Now, we find that being young and being small is more important than being slim. But now another person could argue this holds only for top climbers? It could make sense to compare the standardized coefficients across the whole performance distribution (for example via quantile regression). And of course it might differ for female climbers who are much smaller and slimmer. Nobody knows.

This is a Mickey Mouse example of what I think gung refers to. I am not so skeptical, I think it can make sense to look at standardized coefficients, if you think that you have specified the right model or that additive separability make sense. But this depends as so often on the question at hand.

Regarding the other questions:

Is this equivalent to saying that we shouldn't use standardized coefficients to assess importance because we might have randomly sampled a restricted range of X1 values and a wider range of X2 values? Then when we standardize this problem hasn't gone away, and we end up spuriously thinking that X1 is a weaker predictor than X2?

Yes, I think you could say that like this. The "wider range of X2 values" could arise through omitted variable bias by including important variables correlated with X1 but omitting those which are correlated with X2.

Why does the problem go away if the true r is exactly 0?

Omitted variable bias is again a good example why this holds. Omitted variables cause only problems (or bias) if they are correlated with the predictors as well as with the outcome, see the formula in the Wikipedia entry. If the true $r$ is exactly 0 than the variable is uncorrelated with the outcome and there is no problem (even if it is correlated with the predictors).

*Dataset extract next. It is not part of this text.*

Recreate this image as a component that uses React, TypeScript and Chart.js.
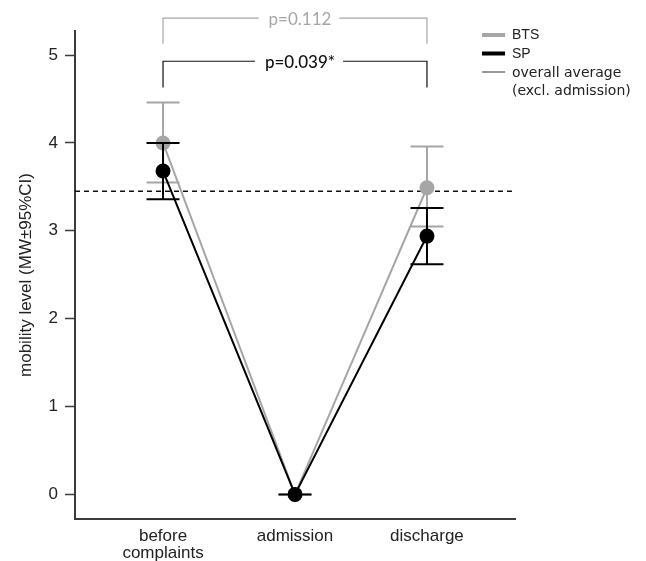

How do other methods (e.g. looking at semipartial coefficients) do away with this problem?

Other models have such as semipartial coefficients face the same problem. If your dataset is large enough, you can do for example nonparametric regression and try to estimate the full joint distribution without assumptions about the functional form (e.g. additive separability) to justify what you are doing but this is never a proof.

Summing up, I think it can make sense to compare standardized or semipartial coefficients but it depends and you have to reason yourself or others why you think it make sense.